Memang ada yang memikat ketika sesuatu yang mengasyikkan muncul, dilakukan para pelaku yang tak dibayar, tanpa target dan pedagogi. Artinya tak ada yang diarah kecuali perasaan gembira—seraya tahu, kegembiraan bukan dosa.
Dalam arak-arakan ogoh-ogoh di Bali, misalnya—sebuah parade carnavalesque yang paling menarik di Asia Tenggara—yang dibariskan adalah wajah dan tubuh grotesk, seram, ganjil. Di jalanan yang ramai, dinaikkan di atas truk atau mobil pickup, mereka bukan lagi penggambaran makhluk-makhluk gaib yang menakutkan; orang Bali telah mengalahkan horor dengan humor dan sukaria yang tak berbelit-belit.
Saya ingat yang dikatakan Mikhail Bakhtin tentang karnaval: di balik imaji-imaji yang grotesk dan kocak itu ada kehendak menghancurkan suasana yang serba serius dan lagak yang mengklaim adanya makna yang “ekstra-temporal”, yang tak lekang oleh waktu. “Karnaval membebaskan kesadaran, pikiran, dan imajinasi manusia dan membuka kemungkinan baru.”
Dengan kata lain, dalam karnaval, ada energi pembebasan. Dengan memakai karnaval sebagai paradigma, kita akan melihat ruang sebagai ruang, bukan wadah. Ia tetap menjadi bagian laku dan kehidupan (De Certeau akan menyebutnya “a practised space”-), di mana bisa lahir yang tak lazim, atau tak dalam rencana besar, tapi melegakan.
Sesungguhnya itu ruang yang kita kenal tapi sering tak kita anggap penting: ruang punakawan dalam wayang. Di sanalah sejumlah peran riuh, penuh gelak, biarpun tak cantik, ganjil, dan rada menakutkan: kontras bagi para kesatria dan putri-putri yang rupawan, yang berbicara halus, teratur, dengan idiom dan isi yang sudah dapat diduga. Para punakawanlah yang melepaskan narasi dari garis dengan satu-dua jurusan dan di saat-saat tertentu membawakan perspektif lain tentang hidup.

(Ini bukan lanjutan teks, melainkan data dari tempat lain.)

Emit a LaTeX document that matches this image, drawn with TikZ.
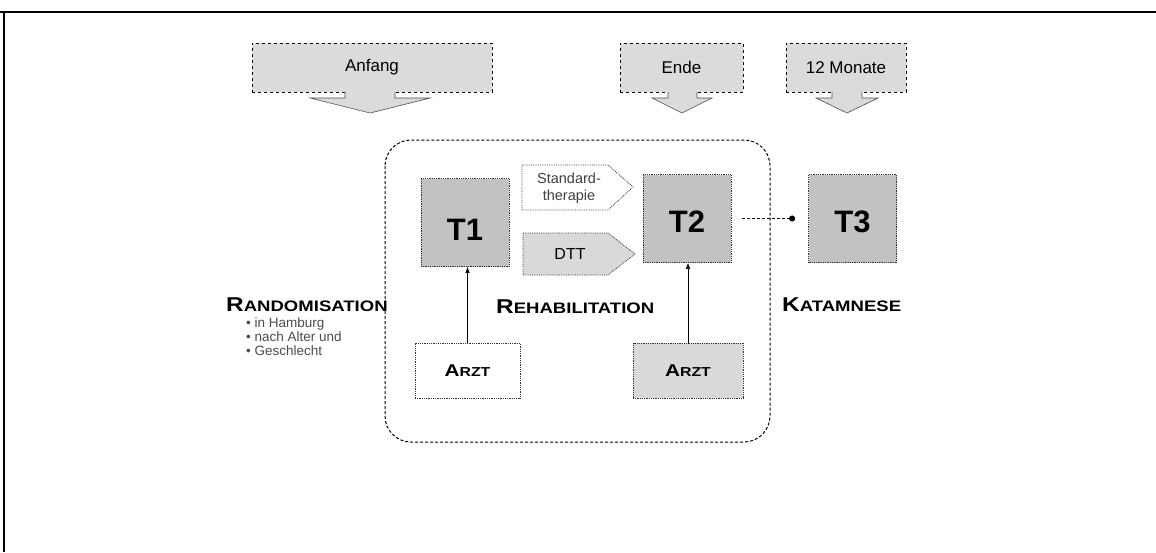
\documentclass[tikz,border=0pt]{standalone}
\usepackage{fontspec}
\setmainfont{Liberation Sans}
\newfontfamily\widefont[FakeStretch=1.22]{Liberation Sans}
\usetikzlibrary{arrows.meta}
\newcommand{\px}[1]{\fontsize{#1}{#1}\selectfont}
\begin{document}
\begin{tikzpicture}[x=1pt,y=-1pt,
  topbox/.style={draw=black, dashed, line width=0.8pt, fill=gray!28, minimum width=#1, minimum height=49, inner sep=0pt, font=\px{17}},
  tbox/.style={draw=black!80, densely dotted, line width=0.8pt, fill=gray!48, minimum width=88, minimum height=88, inner sep=0pt},
  tlabel/.style={font=\bfseries\px{31}},
  arztbox/.style={draw=black!80, densely dotted, line width=0.8pt, minimum width=#1, minimum height=55, inner sep=0pt},
  blockarrow/.style={draw=black!70, line width=0.6pt, fill=gray!28},
  seclabel/.style={anchor=base west, inner sep=0pt},
  bullet/.style={anchor=base west, inner sep=0pt, font=\px{13.5}, text=black!70},
  up/.style={-{Latex[length=6,width=4.5]}, line width=0.6pt}
]
\useasboundingbox (0,0) rectangle (1156,552);
% frame
\draw[line width=1.6pt] (0,12) -- (1156,12);
\draw[line width=1.2pt] (4,12) -- (4,552);

% top boxes
\node[topbox=240] (anf) at (372,67.5) {Anfang};
\node[topbox=123] (ende) at (681.5,67.5) {Ende};
\node[topbox=120] (mon) at (846,67.5) {12 Monate};
\draw[blockarrow] (345,92) -- (345,98) -- (310,98) -- (370,113) -- (430,98) -- (395,98) -- (395,92);
\draw[blockarrow] (668,92) -- (668,98) -- (652,98) -- (682,113) -- (712,98) -- (697,98) -- (697,92);
\draw[blockarrow] (832,92) -- (832,98) -- (816,98) -- (847,113) -- (878,98) -- (862,98) -- (862,92);

% container
\draw[densely dashed, line width=1pt, rounded corners=26] (385,140) rectangle (770,442);

% T boxes
\node[tbox] (T1) at (465,222.5) {};
\node[tlabel] at (465,230) {T1};
\node[tbox] (T2) at (687,218.5) {};
\node[tlabel] at (687,222) {T2};
\node[tbox] (T3) at (852.5,218.5) {};
\node[tlabel] at (852.5,222) {T3};

% therapy arrows
\draw[draw=black!80, densely dotted, line width=0.8pt, fill=white] (522,165) -- (608,165) -- (633,187) -- (608,210) -- (522,210) -- cycle;
\node[align=center, font=\px{14.5}, text=black!75, inner sep=0pt] (std) at (569,188) {Standard-\\[3pt]therapie};
\draw[draw=black!80, densely dotted, line width=0.8pt, fill=gray!30] (523,233) -- (608,233) -- (635,254) -- (608,275) -- (523,275) -- cycle;
\node[font=\px{16}, inner sep=0pt] (dtt) at (570,254) {DTT};

% T2 -> T3
\draw[densely dashed, line width=0.6pt, -{Circle[length=6]}] ([xshift=11]T2.east) -- ([xshift=-13]T3.west);

% Arzt boxes
\node[arztbox=105, fill=white] (arztL) at (467.5,370.5) {{\widefont\bfseries\px{17}A\px{13}RZT}};
\node[arztbox=110, fill=gray!30] (arztR) at (688,370.5) {{\widefont\bfseries\px{17}A\px{13}RZT}};
\draw[up] (arztL.north) -- (arztL.north |- T1.south);
\draw[up] (arztR.north) -- (arztR.north |- T2.south);

% section labels
\node[seclabel] (rand) at (226,311) {\widefont\bfseries\px{20}R\px{15.2}ANDOMISATION};
\node[seclabel] (reha) at (496,313) {\widefont\bfseries\px{20}R\px{15.2}EHABILITATION};
\node[seclabel] (kat) at (782,311) {\widefont\bfseries\px{20}K\px{15.2}ATAMNESE};

% bullets
\node[bullet] (b1) at (246,327) {\textbullet\ in Hamburg};
\node[bullet] (b2) at (246,341) {\textbullet\ nach Alter und};
\node[bullet] (b3) at (246,355) {\textbullet\ Geschlecht};
\end{tikzpicture}
\end{document}
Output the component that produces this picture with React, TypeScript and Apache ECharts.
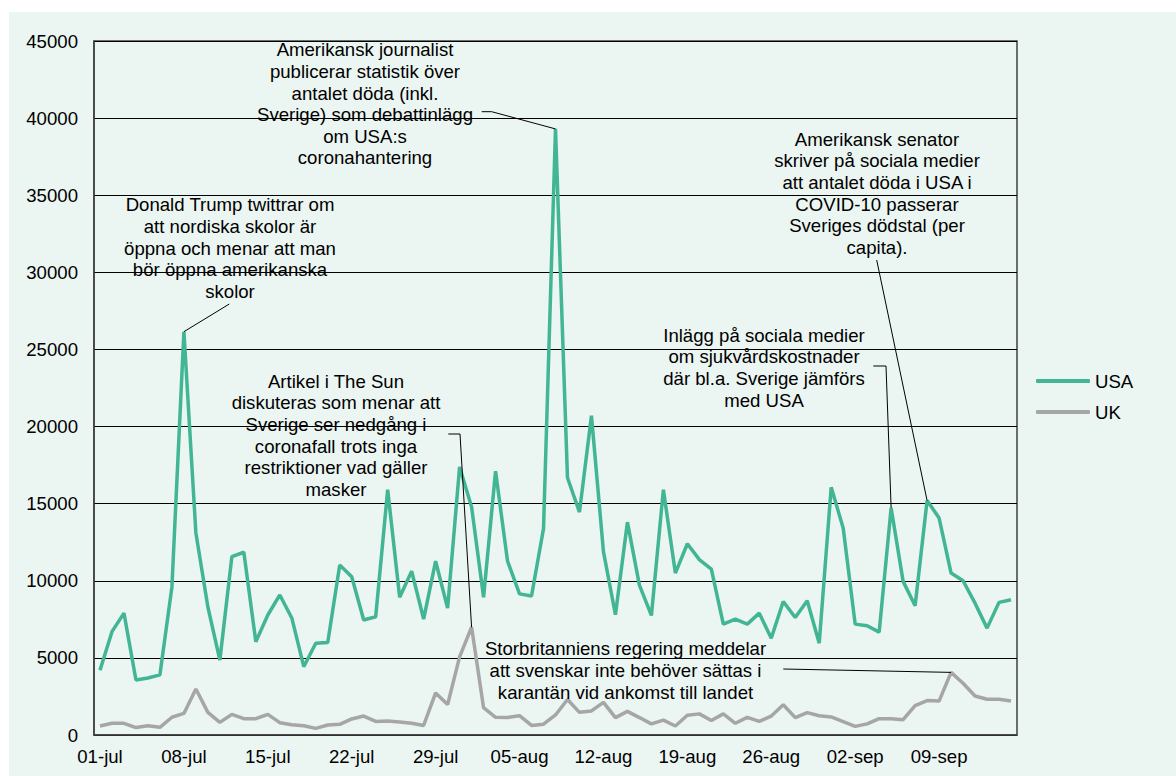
import React, { useEffect, useRef } from "react";
import * as echarts from "echarts";

const monthDays: [string, number][] = [["jul", 31], ["aug", 31], ["sep", 15]];
const categories: string[] = [];
monthDays.forEach(([m, n]) => {
  for (let d = 1; d <= n; d++) categories.push((d < 10 ? "0" + d : "" + d) + "-" + m);
});

const usa = [
  4200, 6700, 7900, 3570, 3700, 3900, 9600, 26150, 13100, 8300,
  4860, 11560, 11850, 6050, 7780, 9080, 7590, 4430, 5950, 6000,
  11020, 10260, 7460, 7670, 15900, 8930, 10620, 7520, 11270, 8230,
  17380, 14790, 8930, 17100, 11270, 9150, 9010, 13380, 39300, 16680,
  14450, 20700, 11890, 7800, 13800, 9720, 7750, 15910, 10500, 12400,
  11370, 10760, 7190, 7510, 7190, 7900, 6280, 8660, 7620, 8700,
  5950, 16060, 13420, 7190, 7080, 6670, 14720, 9960, 8380, 15200,
  14070, 10500, 10000, 8550, 6930, 8600, 8770,
];

const uk = [
  580, 760, 760, 480, 600, 500, 1150, 1400, 2980, 1470,
  820, 1340, 1060, 1060, 1340, 800, 670, 600, 430, 650,
  690, 1040, 1230, 880, 900, 850, 760, 620, 2730, 1970,
  5070, 6990, 1770, 1150, 1140, 1250, 620, 700, 1300, 2300,
  1470, 1560, 2120, 1130, 1530, 1130, 720, 960, 585, 1280,
  1370, 940, 1370, 760, 1140, 880, 1230, 1960, 1130, 1450,
  1250, 1170, 860, 560, 720, 1060, 1060, 990, 1910, 2230,
  2200, 4060, 3360, 2530, 2320, 2320, 2210,
];

const seriesNames = ["USA", "UK"];
const yTicks = { min: 0, max: 45000, step: 5000 };

const notes = [
  {
    text: "Donald Trump twittrar om\natt nordiska skolor är\nöppna och menar att man\nbör öppna amerikanska\nskolor",
    series: 0, index: 7,
  },
  {
    text: "Amerikansk journalist\npublicerar statistik över\nantalet döda (inkl.\nSverige) som debattinlägg\nom USA:s\ncoronahantering",
    series: 0, index: 38,
  },
  {
    text: "Amerikansk senator\nskriver på sociala medier\natt antalet döda i USA i\nCOVID-10 passerar\nSveriges dödstal (per\ncapita).",
    series: 0, index: 69,
  },
  {
    text: "Inlägg på sociala medier\nom sjukvårdskostnader\ndär bl.a. Sverige jämförs\nmed USA",
    series: 0, index: 66,
  },
  {
    text: "Artikel i The Sun\ndiskuteras som menar att\nSverige ser nedgång i\ncoronafall trots inga\nrestriktioner vad gäller\nmasker",
    series: 1, index: 31,
  },
  {
    text: "Storbritanniens regering meddelar\natt svenskar inte behöver sättas i\nkarantän vid ankomst till landet",
    series: 1, index: 71,
  },
];

// layout of note boxes (chart pixel coords): text anchor and leader start points
const noteLayout = [
  { x: 221, y: 182.2, leader: [[220.3, 292]] },
  { x: 356, y: 27, leader: [[472.7, 99.7], [482.7, 99.7]] },
  { x: 868, y: 116.5, leader: [[867.7, 248]] },
  { x: 755, y: 312.5, leader: [[864.3, 354], [877, 354]] },
  { x: 327, y: 358.5, leader: [[439.3, 422], [451, 422]] },
  { x: 616.5, y: 626, leader: [[774.3, 657]] },
];

const FONT = "Arial, 'Liberation Sans', sans-serif";
const FS = 18.6;

export default function App() {
  const ref = useRef<HTMLDivElement>(null);
  useEffect(() => {
    if (!ref.current) return;
    const chart = echarts.init(ref.current, null, { renderer: "svg" });
    const data = [usa, uk];
    chart.setOption({
      animation: false,
      backgroundColor: "#ebf5f1",
      textStyle: { fontFamily: FONT },
      grid: {
        left: 85, top: 29, width: 923, height: 694,
        show: true, borderColor: "#404040", borderWidth: 1.5,
        backgroundColor: "transparent",
      },
      legend: {
        orient: "vertical",
        left: 1022,
        top: 354,
        itemWidth: 54,
        itemHeight: 4,
        itemGap: 11,
        icon: "roundRect",
        data: seriesNames,
        textStyle: { fontSize: FS, color: "#000", fontFamily: FONT, lineHeight: 20 },
      },
      xAxis: {
        type: "category",
        data: categories,
        boundaryGap: true,
        axisLine: { show: true, lineStyle: { color: "#404040", width: 1.5 } },
        axisTick: { show: false },
        axisLabel: { interval: 6, fontSize: FS, color: "#000", fontFamily: FONT, margin: 12 },
        splitLine: { show: false },
      },
      yAxis: {
        type: "value",
        min: yTicks.min,
        max: yTicks.max,
        interval: yTicks.step,
        axisLine: { show: true, lineStyle: { color: "#404040", width: 1.5 } },
        axisTick: { show: false },
        axisLabel: {
          fontSize: FS, color: "#000", fontFamily: FONT, margin: 16,
          formatter: (v: number) => String(v),
        },
        splitLine: { show: true, lineStyle: { color: "#000", width: 1 } },
      },
      series: [
        {
          name: seriesNames[0], type: "line", data: usa, symbol: "none",
          color: "#42b595", lineStyle: { color: "#42b595", width: 3.5 }, z: 3,
        },
        {
          name: seriesNames[1], type: "line", data: uk, symbol: "none",
          color: "#a6a6a6", lineStyle: { color: "#a6a6a6", width: 3.5 }, z: 2,
        },
      ],
    });

    const graphics: any[] = [];
    notes.forEach((n, i) => {
      const lay = noteLayout[i];
      const end = chart.convertToPixel({ seriesIndex: n.series }, [n.index, data[n.series][n.index]]) as number[];
      graphics.push({
        type: "text",
        x: lay.x,
        y: lay.y,
        z: 10,
        style: {
          text: n.text,
          fill: "#000",
          fontSize: FS,
          fontFamily: FONT,
          lineHeight: 21.6,
          align: "center",
          verticalAlign: "top",
        },
      });
      graphics.push({
        type: "polyline",
        z: 10,
        shape: { points: [...lay.leader, end] },
        style: { stroke: "#000", lineWidth: 1, fill: null },
      });
    });
    chart.setOption({ graphic: graphics });

    return () => chart.dispose();
  }, []);

  return (
    <div
      ref={ref}
      style={{ position: "fixed", left: 9, top: 12, width: 1167, height: 764 }}
    />
  );
}
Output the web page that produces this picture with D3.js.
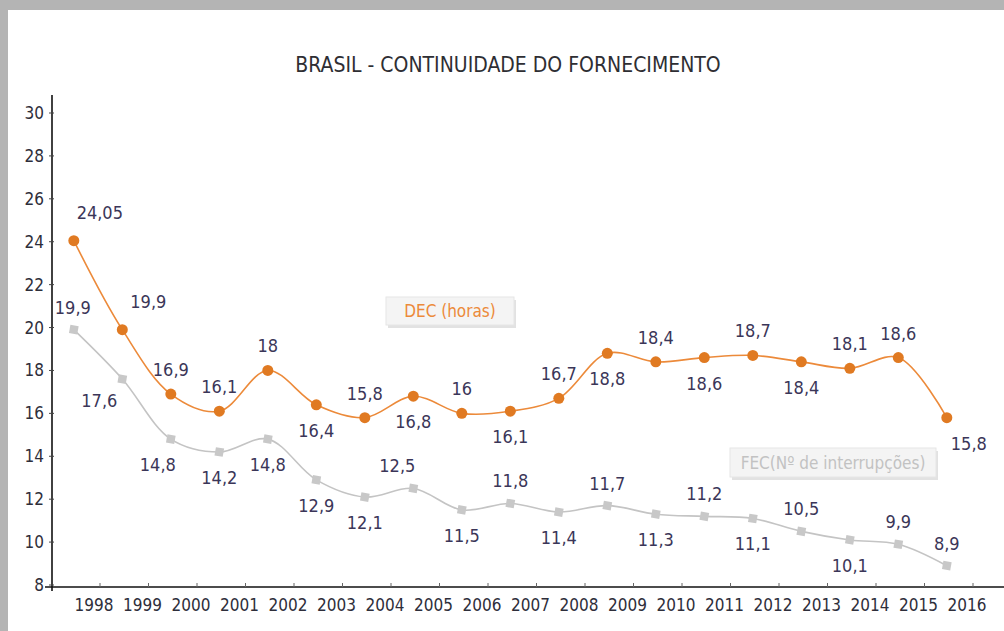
<!DOCTYPE html>
<html>
<head>
<meta charset="utf-8">
<script src="https://cdn.jsdelivr.net/npm/d3@7"></script>
<style>
  body { margin:0; background:#ffffff; }
  svg { display:block; }
  text { font-family: "Liberation Sans Narrow", "DejaVu Sans Condensed", "Roboto", sans-serif; }
</style>
</head>
<body>
<svg id="drawing_region"></svg>
<script>
// chart values
const years = ["1998","1999","2000","2001","2002","2003","2004","2005","2006","2007",
               "2008","2009","2010","2011","2012","2013","2014","2015","2016"];
const dec = [24.05, 19.9, 16.9, 16.1, 18, 16.4, 15.8, 16.8, 16, 16.1,
             16.7, 18.8, 18.4, 18.6, 18.7, 18.4, 18.1, 18.6, 15.8];
const fec = [19.9, 17.6, 14.8, 14.2, 14.8, 12.9, 12.1, 12.5, 11.5, 11.8,
             11.4, 11.7, 11.3, 11.2, 11.1, 10.5, 10.1, 9.9, 8.9];
// label placement: 1 = above, -1 = below
const decPos = [1,1,1,1,1,-1,1,-1,1,-1,1,-1,1,-1,1,-1,1,1,-1];
const fecPos = [1,-1,-1,-1,-1,-1,-1,1,-1,1,-1,1,-1,1,-1,1,-1,1,1];
const yTicks = [8,10,12,14,16,18,20,22,24,26,28,30];
const title = "BRASIL - CONTINUIDADE DO FORNECIMENTO";

const fmt = v => String(v).replace(".", ",");

const W = 1004, H = 631;
const svg = d3.select("#drawing_region").attr("width", W).attr("height", H);

// frame
svg.append("rect").attr("width", W).attr("height", H).attr("fill", "#b4b4b4");
svg.append("rect").attr("x", 8).attr("y", 10).attr("width", W).attr("height", H)
  .attr("fill", "#ffffff");

svg.append("text").text(title)
  .attr("x", 508).attr("y", 72)
  .attr("text-anchor", "middle")
  .attr("font-size", 21).attr("fill", "#2e2e33");

const xscale = d3.scaleLinear().domain([0, years.length - 1]).range([100, 973]);
const yscale = d3.scaleLinear().domain([8, 30]).range([585, 113]);
const px = i => xscale(i - 0.54);

// y axis
const yaxis = svg.append("g").attr("transform", "translate(52,0)");
yaxis.append("line").attr("x1", 0).attr("x2", 0).attr("y1", 95).attr("y2", 591)
  .attr("stroke", "#111").attr("stroke-width", 1.6);
yaxis.selectAll(".yt").data(yTicks).enter().append("line")
  .attr("x1", -3).attr("x2", 2)
  .attr("y1", d => yscale(d)).attr("y2", d => yscale(d))
  .attr("stroke", "#444");
yaxis.selectAll(".yl").data(yTicks).enter().append("text")
  .attr("x", -8).attr("y", d => yscale(d) + 6)
  .attr("text-anchor", "end")
  .attr("font-size", 17).attr("fill", "#2e2e3a")
  .text(d => d);

// x axis
const xg = svg.append("g");
xg.append("line").attr("x1", 45).attr("x2", W).attr("y1", 587).attr("y2", 587)
  .attr("stroke", "#111").attr("stroke-width", 1.6);
xg.selectAll(".xt").data(years).enter().append("line")
  .attr("x1", (d, i) => xscale(i)).attr("x2", (d, i) => xscale(i))
  .attr("y1", 583).attr("y2", 587)
  .attr("stroke", "#666");
xg.selectAll(".xl").data(years).enter().append("text")
  .attr("x", (d, i) => xscale(i) - 6).attr("y", 611)
  .attr("text-anchor", "middle")
  .attr("font-size", 17).attr("fill", "#2e2e3a")
  .text(d => d);

const line = d3.line()
  .x((d, i) => px(i))
  .y(d => yscale(d))
  .curve(d3.curveCatmullRom.alpha(0.5));

// FEC series
svg.append("path").attr("d", line(fec))
  .attr("fill", "none").attr("stroke", "#c4c4c4").attr("stroke-width", 1.6);
svg.selectAll(".fm").data(fec).enter().append("path")
  .attr("d", d3.symbol().type(d3.symbolSquare).size(70))
  .attr("transform", (d, i) => `translate(${px(i)},${yscale(d)}) rotate(10)`)
  .attr("fill", "#c8c8c8");

// DEC series
svg.append("path").attr("d", line(dec))
  .attr("fill", "none").attr("stroke", "#ec8a3a").attr("stroke-width", 1.6);
svg.selectAll(".dm").data(dec).enter().append("circle")
  .attr("cx", (d, i) => px(i)).attr("cy", d => yscale(d))
  .attr("r", 5.5).attr("fill", "#e07a22");

// data labels
const labelColor = "#3b3658";
svg.selectAll(".dl").data(dec).enter().append("text")
  .attr("x", (d, i) => px(i) + (i < 2 ? 26 : i === 18 ? 22 : 0))
  .attr("y", (d, i) => yscale(d) + (decPos[i] > 0 ? -18 : 32) + (i < 2 ? -4 : 0))
  .attr("text-anchor", "middle")
  .attr("font-size", 18).attr("fill", labelColor)
  .text(d => fmt(d));

svg.selectAll(".fl").data(fec).enter().append("text")
  .attr("x", (d, i) => px(i) + (i === 0 ? -1 : i === 1 ? -23 : i === 2 ? -13 : i === 7 ? -16 : 0))
  .attr("y", (d, i) => yscale(d) + (fecPos[i] > 0 ? -16 : 32) + (i === 1 ? -4 : 0))
  .attr("text-anchor", "middle")
  .attr("font-size", 18).attr("fill", labelColor)
  .text(d => fmt(d));

// legend boxes
function legend(x, y, w, h, label, color) {
  const g = svg.append("g").attr("transform", `translate(${x},${y})`);
  g.append("rect").attr("x", 2).attr("y", 3).attr("width", w).attr("height", h)
    .attr("fill", "#e2e2e2");
  g.append("rect").attr("width", w).attr("height", h)
    .attr("fill", "#f4f4f4").attr("stroke", "#e6e6e6");
  g.append("text").text(label)
    .attr("x", w / 2).attr("y", h / 2 + 6)
    .attr("text-anchor", "middle")
    .attr("font-size", 17).attr("fill", color);
}
legend(386, 297, 128, 28, "DEC (horas)", "#ec8a3a");
legend(730, 448, 206, 29, "FEC(Nº de interrupções)", "#c2c2c2");
</script>
</body>
</html>
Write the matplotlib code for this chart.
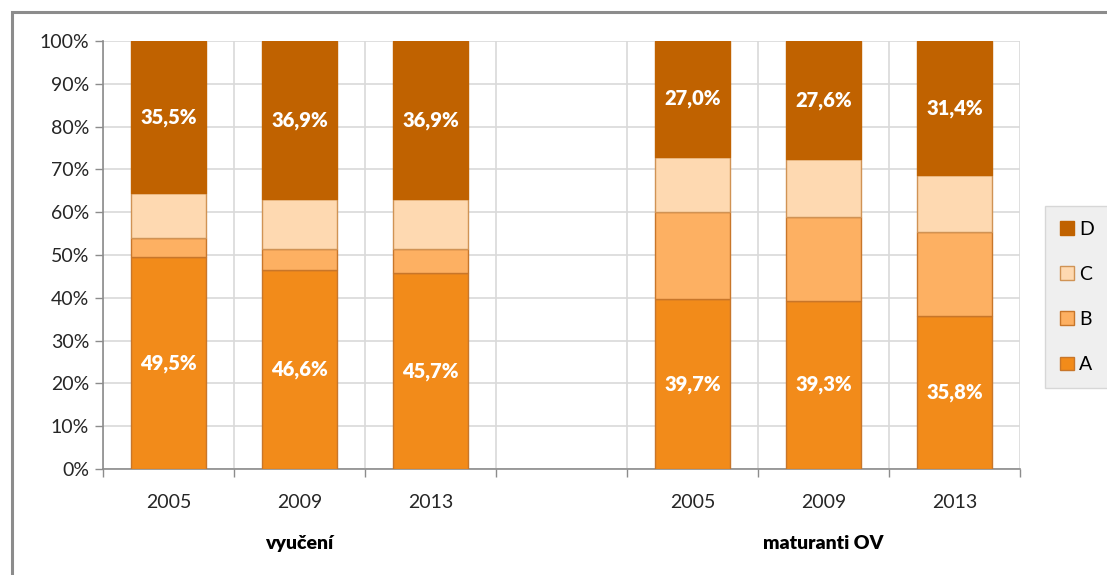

Dalam sejarah Eropa, seperti tampak dalam lukisan Bruegel di abad ke-13, kita bisa melihat karnaval yang jadi model theori Bakhtin: sebuah subversi atas masyarakat Abad Tengah yang steril, takut kepada yang ganjil karena dianggap dosa oleh agama. Dengan kata lain, masyarakat yang dikendalikan oleh yang dijuluki Nietzsche sebagai “Roh Gaya Berat”: ajaran dan ideologi yang membenci tari, tawa, dan permainan. Politik karnaval menegaskan diri dalam momen-momen yang menggerogoti ketaatan kepada “Roh Gaya Berat” itu.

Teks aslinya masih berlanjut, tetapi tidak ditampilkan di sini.